Storage Types
Block Storage
Raw disk volumes attached to a single server. Low latency, high IOPS. Like a physical hard drive. Examples: AWS EBS, Azure Managed Disks, GCP Persistent Disk.
Object Storage
Flat namespace of objects (key → blob + metadata). Infinite scale, HTTP API. Best for unstructured data: images, videos, backups. Examples: S3, GCS, Azure Blob.
File Storage (NAS)
Shared filesystem accessible by multiple servers via NFS/SMB. Hierarchical directories. Best for shared config, CMS assets.

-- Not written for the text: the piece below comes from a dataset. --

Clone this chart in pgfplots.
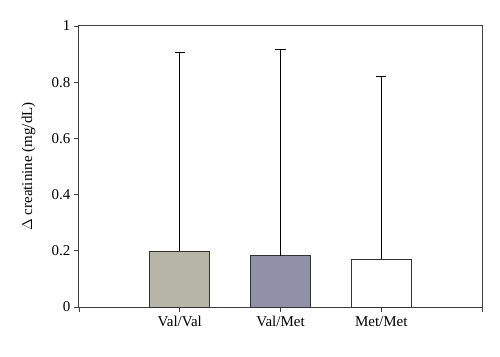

Examples: AWS EFS, Azure Files, GCP Filestore.
Block vs Object vs File
Block: fastest, single-attach, needs filesystem. Object: cheapest, infinite scale, no filesystem. File: shared access, moderate performance, familiar interface.
S3 Storage Classes
Standard: frequent access ($0.023/GB). IA: infrequent ($0.0125/GB). Glacier: archive ($0.004/GB, minutes-hours retrieval). Deep Archive: ($0.00099/GB, 12-48hr retrieval).
EBS Volume Types
gp3: general purpose SSD (3000 IOPS base). io2: provisioned IOPS (up to 64K IOPS). st1: throughput HDD (big data). sc1: cold HDD (infrequent, cheapest).
IOPS vs Throughput
IOPS: operations per second (4KB random reads). Throughput: MB/s (sequential reads). Databases need high IOPS. Video streaming needs high throughput.
Replication & Durability
S3: 99.999999999% (11 nines) durability, 3+ AZ replication. EBS: replicated within single AZ. EFS: multi-AZ. Higher durability = more replication = higher cost.
When to Use What
Database storage → Block (EBS). Static assets/uploads → Object (S3). Shared config/logs → File (EFS). Large-scale analytics → Object (S3 + Athena). Boot volumes → Block.
Cost Optimization
Use S3 lifecycle policies to auto-transition: Standard → IA (30 days) → Glacier (90 days) → Deep Archive (365 days). Can reduce costs 80%+ for aging data.